Entries in Jane Obinchu (5)


Videovision's "The First Grader" Star is New Bond Girl

SKYFALL - 23rd film in the James Bond Franchise

Naomie HarrisNaomie Harris
Photo : Kerry Brown
The star of the Videovision Entertainment’s The First Grader, Naomie Harris, who plays the lead role of Jane Obinchu in the multi award-winning film, has been cast in the new James Bond film, Skyfall, the 23rd film in the James Bond franchise. Harris will play one of the most famous and memorable roles of the Bond franchise, that of Miss Moneypenny. Harris, who gives a powerful performance in The First Grader, won the Best Actress Award at the Kenyan International Film Festival last week for her role in the film. She has also received international acclaim for this role at leading film festivals including Telluride, Toronto, London, Tribeca Doha and a host of others.

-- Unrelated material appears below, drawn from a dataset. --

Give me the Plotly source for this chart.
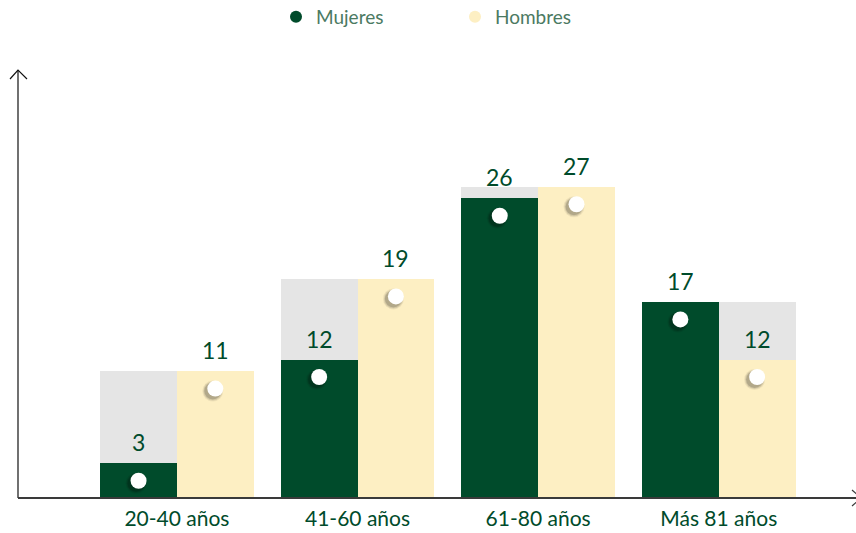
import plotly.graph_objects as go

# data
grupos = ["20-40 años", "41-60 años", "61-80 años", "Más 81 años"]
mujeres = [3, 12, 26, 17]
hombres = [11, 19, 27, 12]

VERDE = "#004b2b"
CREMA = "#fdefc3"
GRIS = "#e5e5e5"
FUENTE = "Lato"

W, H = 856, 533
L, R, T, B = 18, 0, 70, 35
pw, ph = W - L - R, H - T - B

def px(x, y):
    # pixel -> paper coords
    return (x - L) / pw, 1 - (y - T) / ph

ancho = 0.425
xs = list(range(len(grupos)))
maximo = [max(m, h) for m, h in zip(mujeres, hombres)]

fig = go.Figure()

# gray background = max of the group
fig.add_trace(go.Bar(x=xs, y=maximo, width=2 * ancho, offset=-ancho,
                     marker=dict(color=GRIS, line_width=0), showlegend=False,
                     hoverinfo="skip"))
fig.add_trace(go.Bar(x=xs, y=mujeres, width=ancho, offset=-ancho,
                     marker=dict(color=VERDE, line_width=0), showlegend=False,
                     name="Mujeres"))
fig.add_trace(go.Bar(x=xs, y=hombres, width=ancho, offset=0,
                     marker=dict(color=CREMA, line_width=0), showlegend=False,
                     name="Hombres"))

# white dots with a soft shadow
xm = [i - ancho / 2 for i in xs]
xh = [i + ancho / 2 for i in xs]
bajar = 1.5
for xx, vals in ((xm, mujeres), (xh, hombres)):
    yy = [v - bajar for v in vals]
    for s, a in ((21, 0.06), (19, 0.10), (17, 0.16)):
        fig.add_trace(go.Scatter(x=[x - 0.014 for x in xx], y=[y - 0.22 for y in yy],
                                 mode="markers", showlegend=False, hoverinfo="skip",
                                 marker=dict(size=s, color=f"rgba(0,0,0,{a})", line_width=0)))
    fig.add_trace(go.Scatter(x=xx, y=yy, mode="markers", showlegend=False,
                             hoverinfo="skip",
                             marker=dict(size=16, color="white", line_width=0)))

# legend entries as circles
fig.add_trace(go.Scatter(x=[None], y=[None], mode="markers", name="Mujeres",
                         marker=dict(size=12, color=VERDE)))
fig.add_trace(go.Scatter(x=[None], y=[None], mode="markers", name="Hombres",
                         marker=dict(size=12, color=CREMA)))

# value labels
for xx, vals in ((xm, mujeres), (xh, hombres)):
    for x, v in zip(xx, vals):
        fig.add_annotation(x=x, y=v, text=str(v), showarrow=False, yanchor="bottom",
                           yshift=5, font=dict(family=FUENTE, size=23, color=VERDE))

# axis lines with open arrow heads
x0, y0 = px(18, 498)
xt, yt = px(18, 70)
xa1, ya1 = px(10, 79)
xa2, ya2 = px(27, 79)
fig.add_shape(type="line", xref="paper", yref="paper", x0=x0, y0=y0, x1=xt, y1=yt,
              line=dict(color="#111", width=1.2))
fig.add_shape(type="path", xref="paper", yref="paper",
              path=f"M {xa1} {ya1} L {xt} {yt} L {xa2} {ya2}",
              line=dict(color="#111", width=1.2))
xr, yr = px(861, 498)
xb1, yb1 = px(852, 490)
xb2, yb2 = px(852, 506)
fig.add_shape(type="line", xref="paper", yref="paper", x0=x0, y0=y0, x1=xr, y1=yr,
              line=dict(color="#3a3a3a", width=2))
fig.add_shape(type="path", xref="paper", yref="paper",
              path=f"M {xb1} {yb1} L {xr} {yr} L {xb2} {yb2}",
              line=dict(color="#3a3a3a", width=1.2))

fig.update_layout(
    width=W, height=H,
    margin=dict(l=L, r=R, t=T, b=B, autoexpand=False),
    paper_bgcolor="white", plot_bgcolor="white",
    barmode="overlay", bargap=0,
    font=dict(family=FUENTE, color=VERDE),
    legend=dict(orientation="h", xref="container", x=455 / W, xanchor="center",
                yref="container", y=1 - 17 / H, yanchor="middle",
                font=dict(family=FUENTE, size=19, color="#4b7a62"),
                entrywidth=134, entrywidthmode="pixels", itemsizing="constant"),
    xaxis=dict(range=[-0.88, 3.76], tickvals=xs, ticktext=grupos, showgrid=False,
               zeroline=False, showline=False, ticks="", automargin=False,
               ticklabelstandoff=6,
               tickfont=dict(family=FUENTE, size=21, color=VERDE)),
    yaxis=dict(range=[0, 37.15], showgrid=False, zeroline=False, showline=False,
               showticklabels=False, ticks="", automargin=False),
)

# the page body has a default margin, drop it so the figure sits at 0,0
fig.write_html("out.html", config={"displayModeBar": False},
               post_script="document.body.style.margin='0px';")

The First Grader, which has a strong South African association with Videovision Entertainment being one of the co-production partners as well as featuring well-known South African actors Vusi Kunene, Tony Kgoroge, Israel Makoe and Shoki Mokgapa, is written by South African born Emmy winner, Ann Peacock.

Last week, The First Grader scooped the main prizes at the Kenyan International Film Festival, winning the Best Actor (Oliver Litondo), Best Actress (Naomie Harris) and Best Film Awards. Among the awards the film has received are The DGB Trade Union Award - Audience Choice and The Bernhard Wicki Award - Best Film at the Emden International Film Festival; the Audience Award: Best Feature Film and Director’s Choice Award: Best Feature Film at the Sedona International Film Festival; the Audience Award at the Doha Tribeca Film Festival and the Pan African Film Festival; Best Film at the Palm Beach Film Festival and was runner-up to The King’s Speech for the People’s Choice Award at the Toronto International Film Festival as well as the Audience Prize at the Durban International Film Festival. Music Composer, Alex Heffes, won the Discovery of the Year prize for his work on The First Grader at the 2011 World Soundtrack Awards held at the 38th Ghent International Film Festival.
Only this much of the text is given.